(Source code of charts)
— begin —

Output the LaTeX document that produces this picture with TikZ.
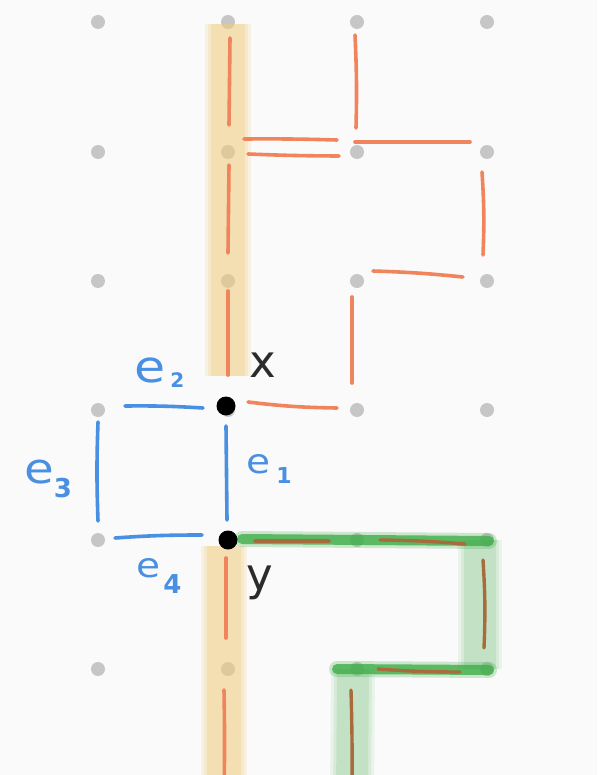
\documentclass[tikz,border=0pt]{standalone}
\usepackage{fontspec}
\newfontfamily\hand{DejaVu Sans}
\definecolor{bgc}{HTML}{FAFAFA}
\definecolor{dotc}{HTML}{C6C6C6}
\definecolor{orng}{HTML}{F0845C}
\definecolor{brwn}{HTML}{A86C3C}
\definecolor{blu}{HTML}{4A90E2}
\definecolor{yband}{HTML}{F2CC7A}
\definecolor{gstrong}{HTML}{3FAE49}
\definecolor{gband}{HTML}{7CC47F}
\definecolor{ink}{HTML}{2B2B2B}
\tikzset{
  gdot/.style={circle,fill=dotc,inner sep=0pt,minimum size=14pt},
  bdot/.style={circle,fill=black,inner sep=0pt,minimum size=19pt},
  oseg/.style={draw=orng,line width=3.6pt,line cap=round},
  bseg/.style={draw=brwn,line width=3.4pt,line cap=round},
  blseg/.style={draw=blu,line width=3.6pt,line cap=round},
  elabel/.style={text=blu,inner sep=0pt,anchor=base west},
  xylabel/.style={text=ink,inner sep=0pt,anchor=base west,font=\hand\fontsize{45}{45}\selectfont},
}
% #1 e size, #2 digit, #3 digit size, #4 raise, #5 gap
\newcommand\elab[5]{\hand\fontsize{#1}{#1}\selectfont \scalebox{1.15}[1]{e}\hspace{#5}\raisebox{#4}{\fontsize{#3}{#3}\selectfont\bfseries #2}}
\begin{document}
\begin{tikzpicture}[x=1pt,y=-1pt]
\fill[bgc] (0,0) rectangle (597,775);
\useasboundingbox (0,0) rectangle (597,775);
% grid
\foreach \i/\x in {1/98,2/228,3/357,4/487}
  \foreach \j/\y in {1/22,2/152,3/281,4/410,5/540,6/669}
    \node[gdot] (g\i\j) at (\x,\y) {};
\coordinate (b2) at (224,795);
\coordinate (b3) at (352,795);
\coordinate (xpos) at (226,406);
\coordinate (ypos) at (228,540);
% yellow bands
\foreach \w/\o in {46/0.18,40/0.22,34/0.3}{
  \draw[yband,line width=\w pt,opacity=\o] ([shift={(0,2)}]g21.center) -- ([shift={(2,-30)}]xpos);
  \draw[yband,line width=\w pt,opacity=\o] ([shift={(-4,6)}]ypos) -- (b2);
}
% green highlight
\foreach \w/\o in {44/0.12,38/0.16,32/0.22}{
  \draw[gband,line width=\w pt,opacity=\o] ([shift={(-7,0)}]g45.center) -- ([shift={(-7,0)}]g46.center);
  \draw[gband,line width=\w pt,opacity=\o] ([shift={(-4,0)}]g36.center) -- (b3);
}
\foreach \w/\o in {16/0.25,10/0.8}{
  \draw[gstrong,line width=\w pt,opacity=\o,line cap=round] ([shift={(14,-1)}]ypos) -- ([shift={(2,1)}]g45.center);
  \draw[gstrong,line width=\w pt,opacity=\o,line cap=round] ([shift={(-20,0)}]g36.center) -- ([shift={(2,1)}]g46.center);
}
% orange segments
\draw[oseg] ([shift={(2,16)}]g21.center) -- ([shift={(1,-27)}]g22.center);
\draw[oseg] ([shift={(1,13)}]g22.center) -- ([shift={(0,-28)}]g23.center);
\draw[oseg] ([shift={(0,10)}]g23.center) -- ([shift={(2,-31)}]xpos);
\draw[oseg] ([shift={(16,-13)}]g22.center) to[bend left=1] ([shift={(-20,-12)}]g32.center);
\draw[oseg] ([shift={(20,2)}]g22.center) to[bend right=1] ([shift={(-18,4)}]g32.center);
\draw[oseg] ([shift={(-2,13)}]g31.center) to[bend left=2] ([shift={(-1,-24)}]g32.center);
\draw[oseg] ([shift={(-2,-10)}]g32.center) -- ([shift={(-17,-10)}]g42.center);
\draw[oseg] ([shift={(-5,20)}]g42.center) to[bend left=3] ([shift={(-4,-26)}]g43.center);
\draw[oseg] ([shift={(16,-10)}]g33.center) to[bend left=2] ([shift={(-24,-4)}]g43.center);
\draw[oseg] ([shift={(-5,16)}]g33.center) -- ([shift={(-5,-27)}]g34.center);
\draw[oseg] ([shift={(22,-4)}]xpos) to[bend right=3] ([shift={(-20,-2)}]g34.center);
\draw[oseg] ([shift={(-2,18)}]ypos) -- ([shift={(-2,-31)}]g26.center);
\draw[oseg] ([shift={(-4,21)}]g26.center) to[bend left=1] (b2);
% brown segments
\draw[bseg] ([shift={(27,1)}]ypos) -- ([shift={(-28,1)}]g35.center);
\draw[bseg] ([shift={(23,0)}]g35.center) to[bend left=2] ([shift={(-22,4)}]g45.center);
\draw[bseg] ([shift={(-4,20)}]g45.center) to[bend left=3] ([shift={(-3,-21)}]g46.center);
\draw[bseg] ([shift={(21,0)}]g36.center) to[bend right=2] ([shift={(-27,3)}]g46.center);
\draw[bseg] ([shift={(-6,21)}]g36.center) to[bend left=1] (b3);
% blue square
\draw[blseg] ([shift={(27,-4)}]g14.center) to[bend left=2] ([shift={(-23,2)}]xpos);
\draw[blseg] ([shift={(0,20)}]xpos) -- ([shift={(-1,-20)}]ypos);
\draw[blseg] ([shift={(0,12)}]g14.center) to[bend right=2] ([shift={(0,-19)}]g15.center);
\draw[blseg] ([shift={(17,-2)}]g15.center) to[bend left=2] ([shift={(-26,-5)}]ypos);
% black dots
\node[bdot] (xdot) at (xpos) {};
\node[bdot] (ydot) at (ypos) {};
% labels
\node[elabel] (le2) at (134,382) {\elab{44}{2}{20}{-5pt}{5pt}};
\node[elabel] (le1) at (246,473) {\elab{34}{1}{22}{-10pt}{6pt}};
\node[elabel] (le3) at (24,483) {\elab{42}{3}{26}{-14pt}{0pt}};
\node[elabel] (le4) at (136,577) {\elab{34}{4}{26}{-16pt}{3pt}};
\node[xylabel] (lx) at (249,377) {x};
\node[xylabel] (ly) at (246,590) {y};
\end{tikzpicture}
\end{document}
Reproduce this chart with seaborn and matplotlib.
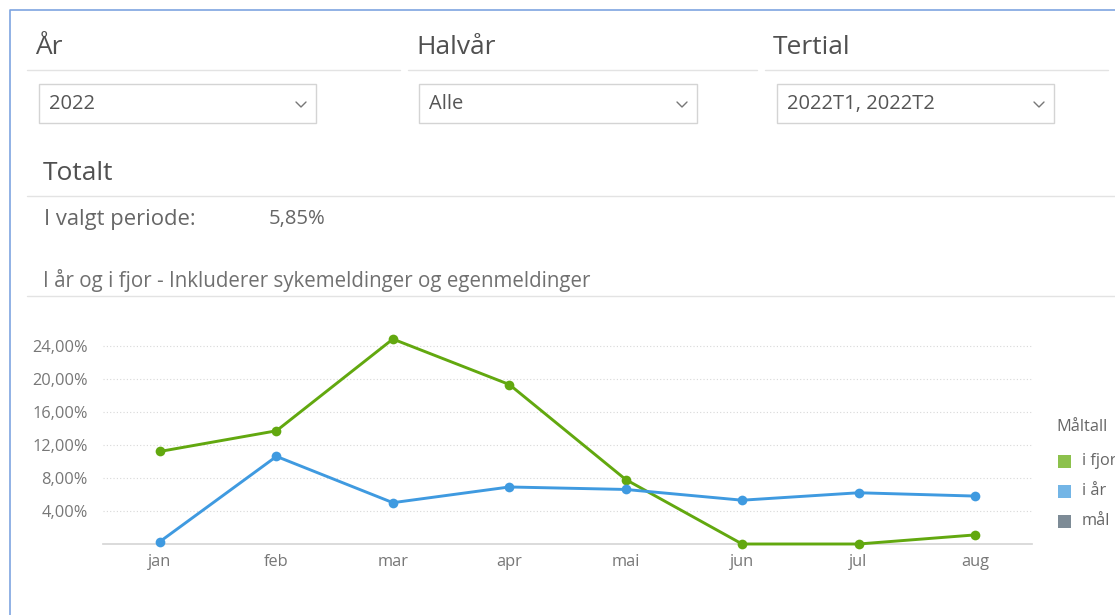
import pandas as pd
import seaborn as sns
import matplotlib.pyplot as plt
from matplotlib.lines import Line2D
from matplotlib.patches import Rectangle
from matplotlib.ticker import FuncFormatter

# chart data
months = ['jan', 'feb', 'mar', 'apr', 'mai', 'jun', 'jul', 'aug']
i_fjor = [11.2, 13.7, 24.8, 19.3, 7.8, 0.0, 0.0, 1.1]
i_aar = [0.3, 10.6, 5.0, 6.9, 6.6, 5.3, 6.2, 5.8]
y_ticks = [4, 8, 12, 16, 20, 24]

legend_labels = ['i fjor', 'i år', 'mål']
legend_colors = ['#8cc14c', '#73b5e6', '#7d8b96']
line_colors = {'i fjor': '#62a80f', 'i år': '#3f9ae0'}

df = pd.DataFrame({
    'month': months * 2,
    'pos': list(range(len(months))) * 2,
    'value': i_fjor + i_aar,
    'serie': ['i fjor'] * len(months) + ['i år'] * len(months),
})

W, H = 1115, 615
sns.set_theme(style='white')
plt.rcParams['font.family'] = ['Open Sans', 'DejaVu Sans']

fig = plt.figure(figsize=(W / 100, H / 100), dpi=100)


def fx(x):
    return x / W


def fy(y):
    return 1 - y / H


def hline(x0, x1, y, color='#e3e3e3', lw=1.0):
    fig.add_artist(Line2D([fx(x0), fx(x1)], [fy(y), fy(y)], color=color, lw=lw))


# panel border (left and top)
fig.add_artist(Line2D([fx(10), fx(10), fx(W)], [fy(H), fy(10), fy(10)], color='#7ea4e0', lw=1.2))

# filter headers and dropdowns
headers = [('År', 35, 400, '2022', 39, 316),
           ('Halvår', 416, 757, 'Alle', 419, 697),
           ('Tertial', 773, 1108, '2022T1, 2022T2', 777, 1054)]
for title, hx, hx1, val, bx0, bx1 in headers:
    fig.text(fx(hx), fy(47), title, fontsize=19, color='#505050', va='center', ha='left')
    hline(hx - 8, hx1, 70)
    fig.add_artist(Rectangle((fx(bx0), fy(123)), fx(bx1 - bx0), 39 / H,
                             facecolor='white', edgecolor='#d4d4d4', lw=1))
    fig.text(fx(bx0 + 10), fy(104), val, fontsize=14.5, color='#555555', va='center', ha='left')
    cx = bx1 - 15
    fig.add_artist(Line2D([fx(cx - 5), fx(cx), fx(cx + 5)], [fy(102), fy(107), fy(102)],
                          color='#777777', lw=1))

fig.text(fx(43), fy(174), 'Totalt', fontsize=19, color='#505050', va='center', ha='left')
hline(27, W, 196)
fig.text(fx(44), fy(219), 'I valgt periode:', fontsize=15.8, color='#666666', va='center', ha='left')
fig.text(fx(269), fy(219), '5,85%', fontsize=14.6, color='#666666', va='center', ha='left')
fig.text(fx(43), fy(281), 'I år og i fjor - Inkluderer sykemeldinger og egenmeldinger',
         fontsize=14.8, color='#707070', va='center', ha='left')
hline(27, W, 296)

# line chart
ax = fig.add_axes([fx(103), 71 / H, (1032 - 103) / W, (544 - 325) / H])
sns.lineplot(data=df, x='pos', y='value', hue='serie', palette=line_colors,
             marker='o', markersize=7, markeredgewidth=0, linewidth=2.1,
             legend=False, ax=ax)
for line in ax.lines:
    line.set_clip_on(False)
    line.set_zorder(3)

ax.set_xlim(-0.49, len(months) - 0.51)
ax.set_ylim(0, 26.5)
ax.set_xticks(range(len(months)))
ax.set_xticklabels(months)
ax.set_yticks(y_ticks)
ax.yaxis.set_major_formatter(FuncFormatter(lambda v, p: f'{v:.2f}%'.replace('.', ',')))
ax.tick_params(axis='both', length=0, labelsize=11.8, colors='#777777')
ax.tick_params(axis='x', pad=7)
ax.tick_params(axis='y', pad=11)
ax.set_xlabel('')
ax.set_ylabel('')
ax.grid(axis='y', color='#d8d8d8', linestyle=(0, (1, 2)), lw=0.8)
for side in ['top', 'right', 'left']:
    ax.spines[side].set_visible(False)
ax.spines['bottom'].set_color('#d6d6d6')
ax.spines['bottom'].set_zorder(1)
ax.set_facecolor('none')

# legend, drawn as squares and labels to sit where the dashboard puts it
fig.text(fx(1056), fy(427), 'Måltall', fontsize=11.8, color='#666666', va='center', ha='left')
for i, (lab, col) in enumerate(zip(legend_labels, legend_colors)):
    yc = 461 + i * 30
    fig.add_artist(Rectangle((fx(1058), fy(yc + 6.5)), 13 / W, 13 / H,
                             facecolor=col, edgecolor='none'))
    fig.text(fx(1082), fy(yc), lab, fontsize=11.8, color='#666666', va='center', ha='left')

fig.savefig('out.png', dpi=100)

— end —

PROBLEM DETAILS: Using the entries above, write out exactly the lines from the one with "Reproduce this chart" through the one with "y_ticks = [4, 8, 12, 16, 20, 24]", ends included. Leave out any pictures.

RESPONSE TO THIS EXERCISE:
Reproduce this chart with seaborn and matplotlib.
import pandas as pd
import seaborn as sns
import matplotlib.pyplot as plt
from matplotlib.lines import Line2D
from matplotlib.patches import Rectangle
from matplotlib.ticker import FuncFormatter

# chart data
months = ['jan', 'feb', 'mar', 'apr', 'mai', 'jun', 'jul', 'aug']
i_fjor = [11.2, 13.7, 24.8, 19.3, 7.8, 0.0, 0.0, 1.1]
i_aar = [0.3, 10.6, 5.0, 6.9, 6.6, 5.3, 6.2, 5.8]
y_ticks = [4, 8, 12, 16, 20, 24]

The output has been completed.